By Rob Mitchell
A raised fist has been used in leftist social movements going back at least 170 years. Honoré Daumier’s painting “The Uprising” depicts a riot during the French revolution of 1848. A man leading the charge has a fist up.
The fist was used by the United Workers of the World labor union in 1917 and by anti-fascists in the 1930s during the Spanish Civil War. Students raised the fist in Paris in 1968 in mass protests against French President Charles de Gaulle.
In May 1968, fists were raised at the Poor People’s Campaign in Washington, D.C. effort conceived by Martin Luther King Jr. before his assassination to call for human rights for everyone living in poverty, regardless of race.
In the U.S., the fist is most often associated with the black power movement of the 1960s, which advocated self-esteem, economic empowerment and the creation of black political power. During the medal ceremony at the 1968 Olympics in Mexico City, runners Tommie Smith and John Carlos raised black-gloved fists on the podium. Their gesture would forever be known as a “black power salute”. They were swiftly kicked out of the Games.
The fist is presented palm side out. It is strong, but it is not the threat of violence that a fist presented knuckles first would represent.
Unlike in an open hand, where the fingers are exposed and susceptible to external interference, and possible hurt, by uniting the fingers into a fist, it is hard to target just one finger. The whole hand is stronger in this unity. It’s as American as “united we stand, divided we fall.”
One of the reasons it’s lasted so long as a symbol of unity and struggle is that you can’t assimilate or control a symbol everyone can make with their hands. Movements might change, the issues of discontent may vary, but the fist is almost always raised in solidarity, by people expressing dissent about an existing situation.

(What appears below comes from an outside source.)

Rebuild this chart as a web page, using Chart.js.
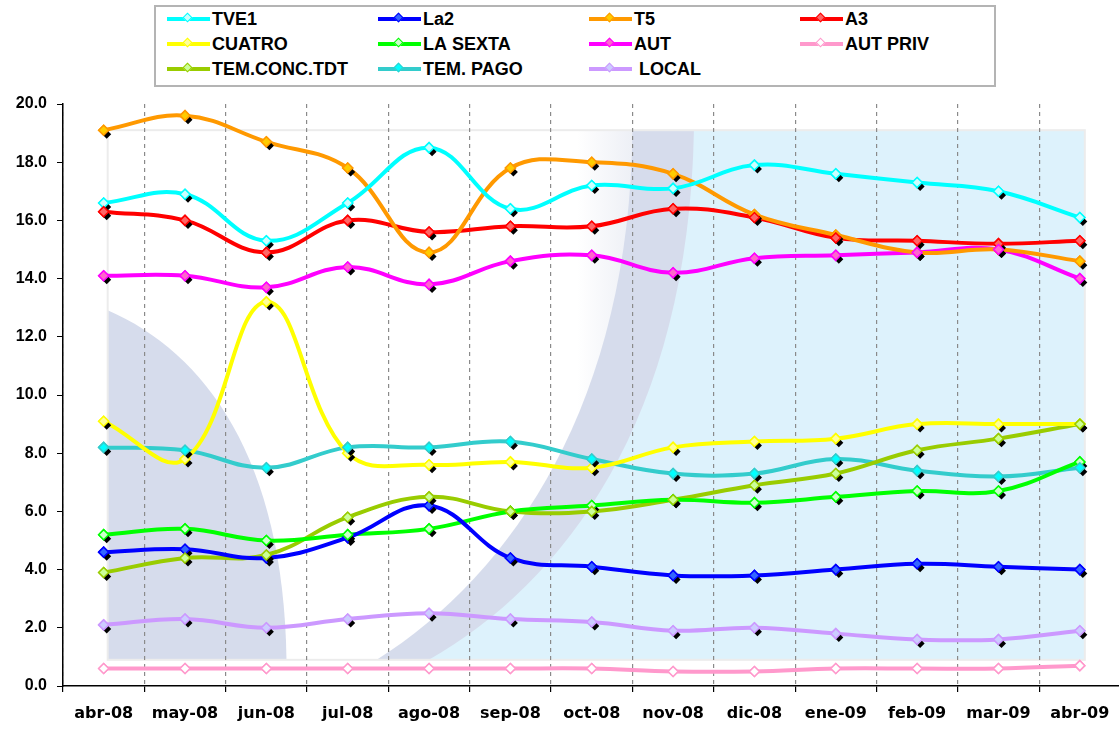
<!DOCTYPE html>
<html>
<head>
<meta charset="utf-8">
<script src="https://cdn.jsdelivr.net/npm/chart.js"></script>
<style>
body { margin: 0; overflow: hidden; background: #fff; }
#wrap { position: relative; width: 1127px; height: 730px; }
#legend { position: absolute; left: 154px; top: 5px; width: 842px; height: 82px; border: 2px solid #b4b4b4; box-sizing: border-box; background: #fff; }
.item { position: absolute; height: 24px; display: flex; align-items: center; font: bold 18px "Liberation Sans", Arial, sans-serif; color: #000; white-space: nowrap; }
.sample { position: relative; width: 43px; height: 4px; margin-right: 2px; }
.dia { position: absolute; left: 17px; top: -3px; width: 7px; height: 7px; transform: rotate(45deg); box-sizing: border-box; border: 1.5px solid; }
</style>
</head>
<body>
<div id="wrap">
  <canvas id="tv" width="1127" height="730"></canvas>
  <div id="legend"></div>
</div>
<script>
const months = ['abr-08', 'may-08', 'jun-08', 'jul-08', 'ago-08', 'sep-08', 'oct-08', 'nov-08', 'dic-08', 'ene-09', 'feb-09', 'mar-09', 'abr-09'];

const tve1    = [16.6, 16.9, 15.3, 16.6, 18.5, 16.4, 17.2, 17.1, 17.9, 17.6, 17.3, 17.0, 16.1];
const la2     = [4.6, 4.7, 4.4, 5.1, 6.2, 4.4, 4.1, 3.8, 3.8, 4.0, 4.2, 4.1, 4.0];
const t5      = [19.1, 19.6, 18.7, 17.8, 14.9, 17.8, 18.0, 17.6, 16.2, 15.5, 14.9, 15.0, 14.6];
const a3      = [16.3, 16.0, 14.9, 16.0, 15.6, 15.8, 15.8, 16.4, 16.1, 15.4, 15.3, 15.2, 15.3];
const cuatro  = [9.1, 7.8, 13.2, 8.0, 7.6, 7.7, 7.5, 8.2, 8.4, 8.5, 9.0, 9.0, 9.0];
const laSexta = [5.2, 5.4, 5.0, 5.2, 5.4, 6.0, 6.2, 6.4, 6.3, 6.5, 6.7, 6.7, 7.7];
const aut     = [14.1, 14.1, 13.7, 14.4, 13.8, 14.6, 14.8, 14.2, 14.7, 14.8, 14.9, 15.0, 14.0];
const autPriv = [0.6, 0.6, 0.6, 0.6, 0.6, 0.6, 0.6, 0.5, 0.5, 0.6, 0.6, 0.6, 0.7];
const temConc = [3.9, 4.4, 4.5, 5.8, 6.5, 6.0, 6.0, 6.4, 6.9, 7.3, 8.1, 8.5, 9.0];
const temPago = [8.2, 8.1, 7.5, 8.2, 8.2, 8.4, 7.8, 7.3, 7.3, 7.8, 7.4, 7.2, 7.5];
const local   = [2.1, 2.3, 2.0, 2.3, 2.5, 2.3, 2.2, 1.9, 2.0, 1.8, 1.6, 1.6, 1.9];

const yTicks = [0, 2, 4, 6, 8, 10, 12, 14, 16, 18, 20];

// name, values, line colour, marker fill, black shadow
const series = [
    ['TVE1', tve1, '#00ffff', '#ccffff', true],
    ['La2', la2, '#0000ff', '#3366ff', true],
    ['T5', t5, '#ff9900', '#ffcc00', true],
    ['A3', a3, '#ff0000', '#ff6666', true],
    ['CUATRO', cuatro, '#ffff00', '#ffff99', true],
    ['LA SEXTA', laSexta, '#00ff00', '#ccffcc', true],
    ['AUT', aut, '#ff00ff', '#ff66cc', true],
    ['AUT PRIV', autPriv, '#ff99cc', '#ffffff', false],
    ['TEM.CONC.TDT', temConc, '#99cc00', '#ccff99', true],
    ['TEM. PAGO', temPago, '#33cccc', '#00ffff', true],
    [' LOCAL', local, '#cc99ff', '#ccccff', true]
];

// legend box (html, 4 columns)
const legend = document.getElementById('legend');
series.forEach((s, i) => {
    const it = document.createElement('div');
    it.className = 'item';
    it.style.left = (11 + (i % 4) * 211) + 'px';
    it.style.top = (Math.floor(i / 4) * 25) + 'px';
    it.innerHTML = '<div class="sample" style="background:' + s[2] + '"><div class="dia" style="background:' + s[3] + ';border-color:' + s[2] + '"></div></div><span>' + s[0].replace(' ', '&nbsp;') + '</span>';
    legend.appendChild(it);
});

// background picture behind the plot
const backdrop = {
    id: 'backdrop',
    beforeDraw(chart) {
        const {ctx, scales: {x, y}} = chart;
        const L = x.getPixelForValue(0) + 4, R = x.getPixelForValue(12) + 5;
        const T = y.getPixelForValue(19.1), B = y.getPixelForValue(0.9);
        const W = R - L, H = B - T;
        const px = f => L + f * W, py = f => T + f * H;
        ctx.save();
        ctx.beginPath();
        ctx.rect(L, T, W, H);
        ctx.clip();
        ctx.fillStyle = '#ddf2fc';
        ctx.fillRect(L, T, W, H);
        // band (outer edge) then white inside
        ctx.beginPath();
        ctx.moveTo(px(0.6), T - 2);
        ctx.bezierCurveTo(px(0.595), py(0.55), px(0.465), py(0.86), px(0.325), B + 2);
        ctx.lineTo(L, B + 2);
        ctx.lineTo(L, T - 2);
        ctx.closePath();
        ctx.fillStyle = '#d6dcec';
        ctx.fill();
        ctx.beginPath();
        ctx.moveTo(px(0.537), T - 2);
        ctx.bezierCurveTo(px(0.535), py(0.51), px(0.415), py(0.84), px(0.272), B + 2);
        ctx.lineTo(L, B + 2);
        ctx.lineTo(L, T - 2);
        ctx.closePath();
        const g = ctx.createLinearGradient(px(0.535), 0, px(0.48), 0);
        g.addColorStop(0, '#eef0f6');
        g.addColorStop(1, '#ffffff');
        ctx.fillStyle = g;
        ctx.fill();
        // grey quarter shape at the left
        ctx.beginPath();
        ctx.moveTo(L, py(0.34));
        ctx.bezierCurveTo(px(0.1), py(0.42), px(0.18), py(0.62), px(0.183), B);
        ctx.lineTo(L, B);
        ctx.closePath();
        ctx.fillStyle = '#d6dcec';
        ctx.fill();
        ctx.restore();
        ctx.strokeStyle = '#ececec';
        ctx.lineWidth = 2;
        ctx.strokeRect(L, T, W, H);
    }
};

// black diamond shadow under each marker, marker drawn again on top
const shadows = {
    id: 'shadows',
    afterDatasetsDraw(chart) {
        const ctx = chart.ctx;
        chart.data.datasets.forEach((ds, i) => {
            const meta = chart.getDatasetMeta(i);
            if (meta.hidden) return;
            meta.data.forEach(pt => {
                if (ds.shadow) {
                    ctx.save();
                    ctx.fillStyle = '#000';
                    ctx.beginPath();
                    ctx.moveTo(pt.x + 3, pt.y + 4 - 4.5);
                    ctx.lineTo(pt.x + 3 + 4.5, pt.y + 4);
                    ctx.lineTo(pt.x + 3, pt.y + 4 + 4.5);
                    ctx.lineTo(pt.x + 3 - 4.5, pt.y + 4);
                    ctx.closePath();
                    ctx.fill();
                    ctx.restore();
                }
                pt.draw(ctx, chart.chartArea);
            });
        });
    }
};

new Chart(document.getElementById('tv'), {
    type: 'line',
    data: {
        labels: months,
        datasets: series.map(s => ({
            label: s[0],
            data: s[1],
            borderColor: s[2],
            backgroundColor: s[3],
            pointBackgroundColor: s[3],
            pointBorderColor: s[2],
            pointBorderWidth: 1.5,
            pointStyle: 'rectRot',
            pointRadius: 5,
            borderWidth: 4,
            tension: 0.4,
            fill: false,
            shadow: s[4]
        }))
    },
    options: {
        responsive: false,
        animation: false,
        layout: { padding: { top: 104, right: 1, left: 0, bottom: 0 } },
        plugins: {
            legend: { display: false },
            tooltip: { enabled: false }
        },
        scales: {
            x: {
                offset: true,
                afterFit: s => { s.height = 44; },
                grid: {
                    offset: true,
                    color: '#8a8a8a',
                    lineWidth: 1.2,
                    tickLength: 6,
                    tickColor: '#000'
                },
                border: { color: '#000', width: 1.5, dash: [4, 4] },
                ticks: {
                    color: '#000',
                    padding: 12,
                    maxRotation: 0,
                    autoSkip: false,
                    font: { family: 'DejaVu Sans', size: 16, weight: 'bold' }
                }
            },
            y: {
                min: 0,
                max: 20,
                afterFit: s => { s.width = 63; },
                afterBuildTicks: s => { s.ticks = yTicks.map(v => ({ value: v })); },
                grid: {
                    drawOnChartArea: false,
                    tickLength: 6,
                    tickColor: '#000'
                },
                border: { color: '#000', width: 1.5 },
                ticks: {
                    color: '#000',
                    padding: 10,
                    callback: v => v.toFixed(1),
                    font: { family: 'Liberation Sans', size: 16, weight: 'bold' }
                }
            }
        }
    },
    plugins: [backdrop, shadows]
});
</script>
</body>
</html>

That could make it a strong symbol for binding together a modern movement made of many groups, and lacking the singular, famous leaders that defined the civil rights era; the raised fist itself becomes the binding force of leadership. It should not be used indiscriminately. Raising a fist does not make one a leader. Those who have been conditioned by social media to respond only to symbols and cues may be led to slaughter as so many sheep following the sound of a bell.
But symbols alone lead nowhere. You can’t just raise a fist. You have to connect it to social action. One must have a clear and workable plan and a vision of what they wish to accomplish.You cannot whip a crowd into a frenzy of anger and angst without having first formulated a course of action. Think before you act.